SpaceX has recently faced a staggering decline in its market valuation, losing over $600 billion in just three trading days, a drop that represents nearly half of Bitcoin’s total market capitalization of approximately $1.3 trillion. The turmoil was sparked by the announcement of the company’s inaugural bond sale aimed at raising at least $20 billion to fund its ambitious artificial intelligence projects, following its acquisition of Elon Musk’s xAI earlier this year.
On Monday, SpaceX’s stock plummeted by 16%, settling at $154.60, which marks the lowest point since its market debut on June 12. Over the three-day period, the stock has experienced a dramatic 23% decline. This downturn is particularly noteworthy as it follows a week where SpaceX’s valuation nearly reached $2.5 trillion, briefly surpassing tech giants like Amazon and Microsoft.
In contrast, Bitcoin’s value remained relatively stable during this period, experiencing a minor decrease of less than 1% while hovering near $63,600, according to CoinDesk data.
The decision to pursue debt financing through bonds—rather than diluting shareholder value via new equity issuance—was a strategic move by SpaceX. However, this initial step into the bond market has sent ripples through investor sentiment, leading to continued selling pressure. The stock’s slide persisted into Tuesday, with a perpetual futures contract tracking SpaceX on Hyperliquid dropping another 15%, bringing its value to approximately $151.
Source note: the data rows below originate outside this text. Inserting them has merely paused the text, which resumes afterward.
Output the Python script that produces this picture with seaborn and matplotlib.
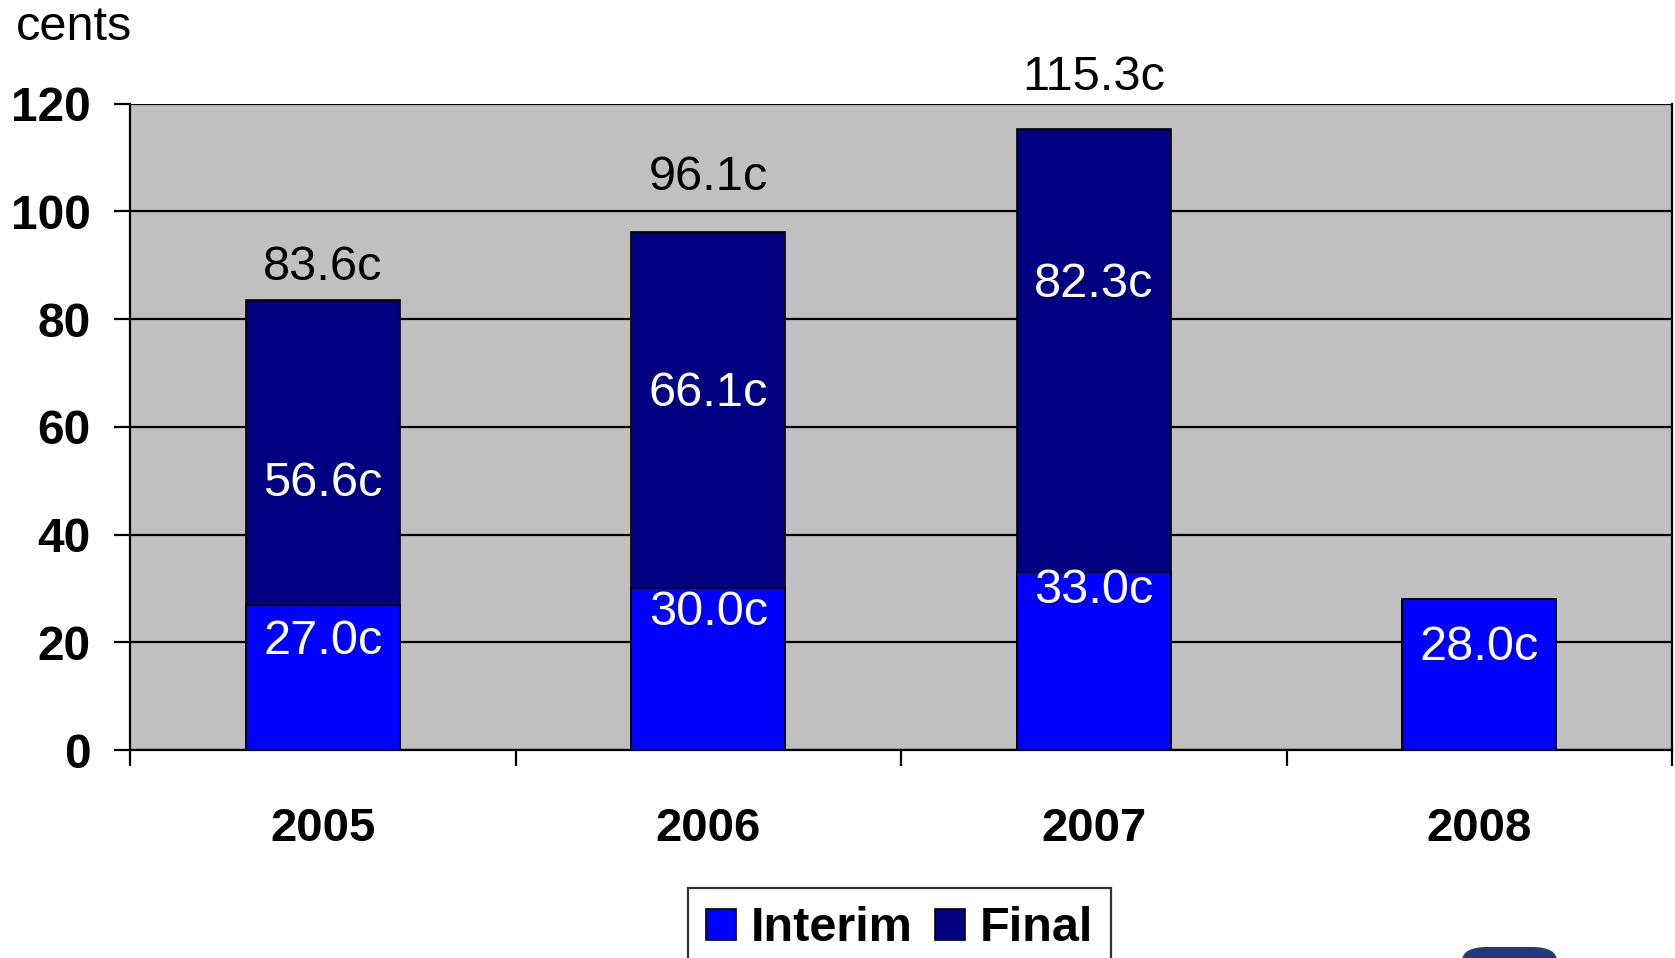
import numpy as np
import pandas as pd
import matplotlib.pyplot as plt
import seaborn as sns
from matplotlib.patches import Patch, FancyBboxPatch

# dividend per share, cents
years = ['2005', '2006', '2007', '2008']
interim = [27.0, 30.0, 33.0, 28.0]
final = [56.6, 66.1, 82.3, np.nan]

# where the labels sit (value units), as laid out in the original
final_label_y = [49.4, 66.2, 86.4, None]
interim_label_y = [20.1, 25.6, 29.6, 19.1]
total_label_y = [89.6, 106.2, 124.8, None]

df = pd.DataFrame({'year': years, 'interim': interim, 'final': final})
df['total'] = df['interim'] + df['final'].fillna(0)

sns.set_style('white')
plt.rcParams['font.family'] = ['Liberation Sans', 'DejaVu Sans']
plt.rcParams['text.color'] = 'black'
plt.rcParams['xtick.color'] = 'black'
plt.rcParams['ytick.color'] = 'black'

fig = plt.figure(figsize=(16.75, 9.58), dpi=100)
ax = fig.add_axes([130 / 1675, 1 - 750 / 958, 1542 / 1675, (750 - 103.6) / 958])
ax.set_facecolor('#C0C0C0')

sns.barplot(data=df, x='year', y='total', color='#000080', width=0.4,
            saturation=1, edgecolor='black', linewidth=1.2, ax=ax)
sns.barplot(data=df, x='year', y='interim', color='#0000FF', width=0.4,
            saturation=1, edgecolor='black', linewidth=1.2, ax=ax)

ax.set_xlim(-0.5, 3.5)
ax.set_ylim(0, 120)
ax.set_yticks(range(0, 121, 20))
ax.yaxis.grid(True, color='black', lw=1.6)
ax.set_axisbelow(True)
ax.set_xlabel('')
ax.set_ylabel('')

for s in ['left', 'bottom', 'right']:
    ax.spines[s].set_visible(True)
    ax.spines[s].set_color('black')
    ax.spines[s].set_linewidth(1.6)
ax.spines['top'].set_visible(False)

ax.tick_params(axis='y', which='major', direction='out', length=11.5, width=1.6,
               pad=17, labelsize=34.5, left=True, labelcolor='black')
ax.set_yticklabels([str(v) for v in range(0, 121, 20)], fontweight='bold')
ax.set_xticks(range(len(years)))
ax.set_xticklabels(years, fontweight='bold')
ax.tick_params(axis='x', which='major', length=0, pad=41, labelsize=34,
               labelcolor='black')
ax.set_xticks(np.arange(-0.5, len(years), 1.0), minor=True)
ax.tick_params(axis='x', which='minor', direction='out', length=11.5, width=1.6,
               bottom=True)

for i in range(len(years)):
    ax.text(i, interim_label_y[i], f'{interim[i]:.1f}c', color='white',
            fontsize=35, ha='center', va='center')
    if not np.isnan(final[i]):
        ax.text(i, final_label_y[i], f'{final[i]:.1f}c', color='white',
                fontsize=35, ha='center', va='center')
        ax.text(i, total_label_y[i], f'{df["total"][i]:.1f}c', color='black',
                fontsize=35, ha='center', va='center', clip_on=False)

fig.text(16 / 1675, 1 - 28 / 958, 'cents', fontsize=35, ha='left', va='center')

handles = [Patch(facecolor='#0000FF', edgecolor='black', lw=1.2, label='Interim'),
           Patch(facecolor='#000080', edgecolor='black', lw=1.2, label='Final')]
leg = fig.legend(handles=handles, loc='upper center', bbox_to_anchor=(0.537, 1 - 888 / 958),
                 ncol=2, prop={'weight': 'bold', 'size': 35},
                 frameon=True, fancybox=False, edgecolor='black',
                 handlelength=0.62, handleheight=0.62, handletextpad=0.3,
                 columnspacing=0.45, borderpad=0.38, borderaxespad=0)
leg.get_frame().set_linewidth(1.6)
for t in leg.get_texts():
    t.set_color('black')

# corner of the logo peeking in at the bottom
fig.patches.append(FancyBboxPatch((1462 / 1675, -0.04), 95 / 1675, 0.0515,
                                  boxstyle='round,pad=0,rounding_size=0.015',
                                  transform=fig.transFigure, facecolor='#233a7a',
                                  edgecolor='none'))

fig.savefig('out.png', dpi=100)
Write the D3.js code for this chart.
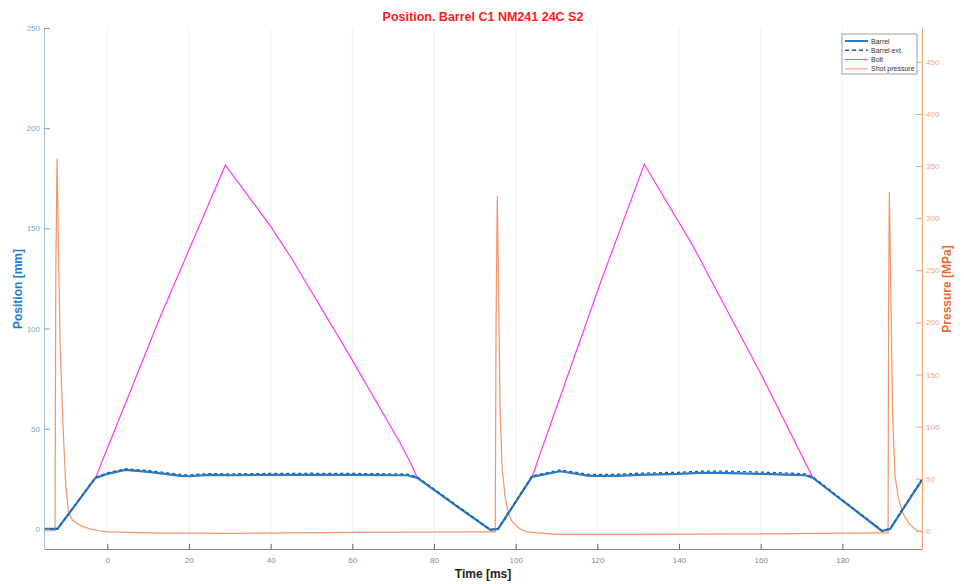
<!DOCTYPE html>
<html>
<head>
<meta charset="utf-8">
<script src="https://cdn.jsdelivr.net/npm/d3@7"></script>
<style>
  body { margin: 0; background: #fff; }
  text { font-family: "Liberation Sans", Arial, sans-serif; }
</style>
</head>
<body>
<script>
// time in ms, positions in mm, pressure in MPa

var barrelT = [-15.5, -12.2, -2.9, 0, 4.4, 10, 18, 20, 25, 30, 40, 50, 60, 70, 73.4, 75.9, 86.4, 93.8, 95.7,
  104, 110.9, 118, 125, 130, 140, 145, 150, 160, 168, 171, 172.8, 189.7, 191.7, 199.5];
var barrelV = [0, 0, 25.5, 27.5, 29.5, 28.5, 26.5, 26.3, 27, 26.8, 27, 27, 27, 26.8, 26.8, 25.5, 10.2, -0.5, 0,
  26, 28.8, 26.5, 26.5, 27, 27.5, 28, 28, 27.5, 27, 26.8, 25.5, -1, 0, 24.5];

var extT = [-15.5, -12.2, -2.9, 0, 4.4, 10, 18, 20, 25, 30, 40, 50, 60, 70, 73.4, 75.9, 86.4, 93.8, 95.7,
  104, 110.9, 118, 125, 130, 140, 145, 150, 160, 168, 171, 172.8, 189.7, 191.7, 199.5];
var extV = [0, 0, 25.8, 28, 30, 29.2, 27.2, 27, 27.6, 27.5, 27.7, 27.8, 27.7, 27.5, 27.4, 26, 10.5, -0.3, 0.2,
  26.5, 29.5, 27.2, 27.3, 27.8, 28.3, 28.8, 28.9, 28.4, 27.8, 27.5, 26, -0.8, 0.2, 25];

var boltT = [-15.5, -12.2, -2.9, 13, 28.9, 32.6, 40, 45.3, 59.5, 71.7, 74.5, 75.9, 86.4, 93.8, 95.7,
  104, 120.7, 131.5, 143.2, 159.9, 172.8, 189.7, 191.7, 199.5];
var boltV = [0, 0, 25.5, 106, 181.5, 171.5, 151, 134.5, 86, 43, 32, 25.5, 10.2, -0.5, 0,
  26, 122.5, 182, 142, 78, 25.5, -1, 0, 24.5];

var pressT = [-15.5, -12.8, -12.6, -12.3, -12.0, -11.5, -10.8, -10.2, -9.5, -8.5, -7, -5.9, -4, -2, 0, 10, 30, 60, 90, 95.0,
  95.2, 95.5, 95.8, 96.2, 96.7, 97.4, 98.2, 99.1, 101, 102.8, 110, 130, 160, 188, 191.2,
  191.3, 191.5, 191.8, 192.3, 192.9, 193.8, 194.9, 196.5, 198.3, 199.5];
var pressV = [0, 0, 250, 357, 280, 170, 97, 45, 18, 10, 6, 4, 1.5, 0, -1, -2, -2.5, -1.5, -1, -1,
  200, 321, 241, 113, 60, 33, 17, 9, 2, -1, -3.5, -3.5, -3, -2, -2,
  200, 325, 250, 110, 52, 30, 16, 6, 0, -1];

var xTicks = [0, 20, 40, 60, 80, 100, 120, 140, 160, 180];
var leftTicks = [0, 50, 100, 150, 200, 250];
var rightTicks = [0, 50, 100, 150, 200, 250, 300, 350, 400, 450];

var legendNames = ["Barrel", "Barrel ext.", "Bolt", "Shot pressure"];

var blue = "#2a7cc4", orange = "#f0956a", magenta = "#ff33ff";

var width = 964, height = 584;
var margin = {top: 28, right: 42, bottom: 35, left: 44};

var svg = d3.select("body").append("svg")
  .attr("width", width)
  .attr("height", height);

var w = width - margin.left - margin.right;
var h = height - margin.top - margin.bottom;

var g = svg.append("g")
  .attr("transform", "translate(" + margin.left + "," + margin.top + ")");

var x = d3.scaleLinear().domain([-15.5, 199.5]).range([0, w]);
var y = d3.scaleLinear().domain([-10, 250]).range([h, 0]);
var y2 = d3.scaleLinear().domain([-17.5, 482.5]).range([h, 0]);

// vertical grid
g.selectAll("line.grid")
  .data(xTicks)
  .enter().append("line")
  .attr("class", "grid")
  .attr("x1", function(d) { return x(d); })
  .attr("x2", function(d) { return x(d); })
  .attr("y1", 0)
  .attr("y2", h)
  .attr("stroke", "#f0f0f0")
  .attr("stroke-width", 1);

svg.append("clipPath").attr("id", "clip")
  .append("rect").attr("width", w).attr("height", h);

var plot = g.append("g").attr("clip-path", "url(#clip)");

function pts(ts, vs) {
  return ts.map(function(t, i) { return [t, vs[i]]; });
}

var lineL = d3.line().x(function(d) { return x(d[0]); }).y(function(d) { return y(d[1]); });
var lineR = d3.line().x(function(d) { return x(d[0]); }).y(function(d) { return y2(d[1]); });

plot.append("path")
  .attr("d", lineR(pts(pressT, pressV)))
  .attr("fill", "none").attr("stroke", orange).attr("stroke-width", 1.2);

plot.append("path")
  .attr("d", lineL(pts(boltT, boltV)))
  .attr("fill", "none").attr("stroke", magenta).attr("stroke-width", 1.2);

plot.append("path")
  .attr("d", lineL(pts(barrelT, barrelV)))
  .attr("fill", "none").attr("stroke", blue).attr("stroke-width", 2.2);

plot.append("path")
  .attr("d", lineL(pts(extT, extV)))
  .attr("fill", "none").attr("stroke", "#1a5f9a").attr("stroke-width", 1.3)
  .attr("stroke-dasharray", "3,3");

// axes
var xAxis = g.append("g")
  .attr("transform", "translate(0," + h + ")")
  .call(d3.axisBottom(x).tickValues(xTicks).tickSizeInner(-5).tickSizeOuter(0).tickPadding(8));
xAxis.select(".domain").attr("stroke", "#888");
xAxis.selectAll(".tick line").attr("stroke", "#666");
xAxis.selectAll("text").attr("fill", "#888").style("font-size", "8px");

var yAxis = g.append("g")
  .call(d3.axisLeft(y).tickValues(leftTicks).tickSizeInner(-6).tickSizeOuter(0).tickPadding(4));
yAxis.select(".domain").attr("stroke", "#9cc4e4");
yAxis.selectAll(".tick line").attr("stroke", "#7a9ab8");
yAxis.selectAll("text").attr("fill", "#7aa6c8").style("font-size", "8px");

var yAxis2 = g.append("g")
  .attr("transform", "translate(" + w + ",0)")
  .call(d3.axisRight(y2).tickValues(rightTicks).tickSizeInner(-6).tickSizeOuter(0).tickPadding(4));
yAxis2.select(".domain").attr("stroke", "#f4a27a");
yAxis2.selectAll(".tick line").attr("stroke", "#f0a07a");
yAxis2.selectAll("text").attr("fill", "#f2a482").style("font-size", "8px");

// titles
svg.append("text")
  .attr("x", 483).attr("y", 21)
  .attr("text-anchor", "middle")
  .attr("fill", "#ff1a1a")
  .style("font-size", "12.5px").style("font-weight", "bold")
  .text("Position. Barrel C1 NM241 24C S2");

svg.append("text")
  .attr("x", 483).attr("y", 578)
  .attr("text-anchor", "middle")
  .attr("fill", "#222")
  .style("font-size", "12px").style("font-weight", "bold")
  .text("Time [ms]");

svg.append("text")
  .attr("transform", "translate(22,289) rotate(-90)")
  .attr("text-anchor", "middle")
  .attr("fill", "#1a7fd0")
  .style("font-size", "12px").style("font-weight", "bold")
  .text("Position [mm]");

svg.append("text")
  .attr("transform", "translate(951,289) rotate(-90)")
  .attr("text-anchor", "middle")
  .attr("fill", "#ee6a2e")
  .style("font-size", "12px").style("font-weight", "bold")
  .text("Pressure [MPa]");

// legend
var leg = svg.append("g").attr("transform", "translate(842,34)");
leg.append("rect")
  .attr("width", 75).attr("height", 40)
  .attr("fill", "#fff").attr("stroke", "#888").attr("stroke-width", 0.8);

var legStyle = [
  {c: blue, w: 2, dash: null},
  {c: "#1a5f9a", w: 1.5, dash: "4,3"},
  {c: magenta, w: 1, dash: null},
  {c: orange, w: 1, dash: null}
];

var rows = leg.selectAll("g.row")
  .data(legendNames)
  .enter().append("g")
  .attr("class", "row")
  .attr("transform", function(d, i) { return "translate(0," + (7 + i * 9.3) + ")"; });

rows.append("line")
  .attr("x1", 3).attr("x2", 26)
  .attr("stroke", function(d, i) { return legStyle[i].c; })
  .attr("stroke-width", function(d, i) { return legStyle[i].w; })
  .attr("stroke-dasharray", function(d, i) { return legStyle[i].dash; });

rows.append("text")
  .attr("x", 29).attr("y", 2.5)
  .attr("fill", "#333")
  .style("font-size", "7px")
  .text(function(d) { return d; });
</script>
</body>
</html>
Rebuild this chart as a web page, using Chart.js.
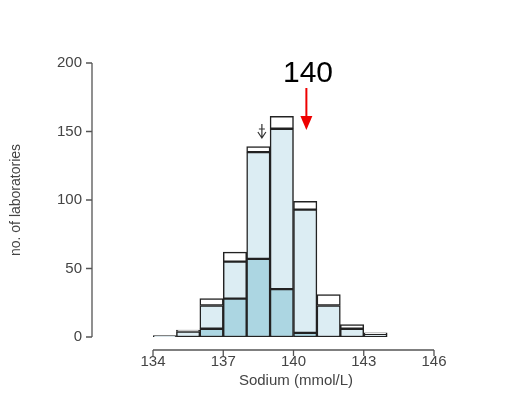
<!DOCTYPE html>
<html><head><script src="https://cdn.jsdelivr.net/npm/chart.js@4"></script>
<style>body{margin:0;background:#fff}#w{width:505px;height:407px}</style></head>
<body><div id="w"><canvas id="c"></canvas></div>
<script>
const binCenters=[134.5,135.5,136.5,137.5,138.5,139.5,140.5,141.5,142.5,143.5];
const darkVals=[0,0,6,28,57,35,3,0,0,0];
const lightVals=[1,4,17,27,78,117,90,23,6,2];
const whiteVals=[0,1,5,7,4,9,6,8,3,1];
const xTicks=[134,137,140,143,146];
const yTicks=[0,50,100,150,200];
const mk=(v)=>binCenters.map((x,i)=>({x,y:v[i]}));
const ds=(label,v,c)=>({label,data:mk(v),backgroundColor:c,borderColor:'#222',borderWidth:1.5,barPercentage:1,categoryPercentage:1,borderSkipped:false});
const axes={id:'axes',afterDraw(ch){const c=ch.ctx,x=ch.scales.x,y=ch.scales.y;c.save();c.strokeStyle='#555';c.lineWidth=1.3;
 const yb=350,xl=92;
 c.beginPath();c.moveTo(x.getPixelForValue(134),yb);c.lineTo(x.getPixelForValue(146),yb);
 xTicks.forEach(t=>{const p=x.getPixelForValue(t);c.moveTo(p,yb);c.lineTo(p,yb+6);});
 c.moveTo(xl,y.getPixelForValue(0));c.lineTo(xl,y.getPixelForValue(200));
 yTicks.forEach(t=>{const p=y.getPixelForValue(t);c.moveTo(xl,p);c.lineTo(xl-6,p);});c.stroke();
 c.fillStyle='#444';c.font='15px Liberation Sans, Arial';c.textAlign='center';c.textBaseline='top';
 xTicks.forEach(t=>c.fillText(String(t),x.getPixelForValue(t),354));
 c.fillText('Sodium (mmol/L)',296,373);
 c.textAlign='right';c.textBaseline='middle';
 yTicks.forEach(t=>c.fillText(String(t),82,y.getPixelForValue(t)));
 c.save();c.translate(16,200);c.rotate(-Math.PI/2);c.textAlign='center';c.font='14px Liberation Sans, Arial';c.fillText('no. of laboratories',0,0);c.restore();
 c.fillStyle='#000';c.font='30px Liberation Sans, Arial';c.textAlign='center';c.textBaseline='alphabetic';c.fillText('140',308,82);
 const ax=x.getPixelForValue(140.55);c.strokeStyle='#e00';c.fillStyle='#e00';c.lineWidth=2;c.beginPath();c.moveTo(ax,88);c.lineTo(ax,122);c.stroke();
 c.beginPath();c.moveTo(ax-6,116);c.lineTo(ax+6,116);c.lineTo(ax,130);c.closePath();c.fill();
 const sx=x.getPixelForValue(138.65);c.strokeStyle='#333';c.lineWidth=1.2;c.beginPath();c.moveTo(sx,124);c.lineTo(sx,138);c.moveTo(sx-4,132);c.lineTo(sx,138);c.lineTo(sx+4,132);c.moveTo(sx-3,129);c.lineTo(sx+3,129);c.stroke();
 c.restore();}};
new Chart(document.getElementById('c'),{type:'bar',data:{datasets:[ds('a',darkVals,'#acd6e2'),ds('b',lightVals,'#dcedf3'),ds('c',whiteVals,'#ffffff')]},
options:{responsive:true,maintainAspectRatio:false,animation:false,layout:{padding:{top:63,right:71,left:0,bottom:0}},
plugins:{legend:{display:false},tooltip:{enabled:false}},
scales:{x:{type:'linear',offset:false,stacked:true,min:134,max:146,grid:{display:false},border:{display:false},ticks:{display:false},afterFit:s=>{s.height=70}},
y:{stacked:true,min:0,max:200,grid:{display:false},border:{display:false},ticks:{display:false},afterFit:s=>{s.width=153}}}},
plugins:[axes]});
</script></body></html>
Market experts suggest that the substantial volatility in SpaceX’s stock can be attributed partly to its structural characteristics, particularly its limited float. The small percentage of shares available for trading means that any significant price movement can lead to amplified reactions, as evidenced by the drastic single-session declines triggered by a single announcement.
As the dust settles from these turbulent trading days, investors are left to reassess SpaceX’s future trajectory amid substantial shifts in the market landscape.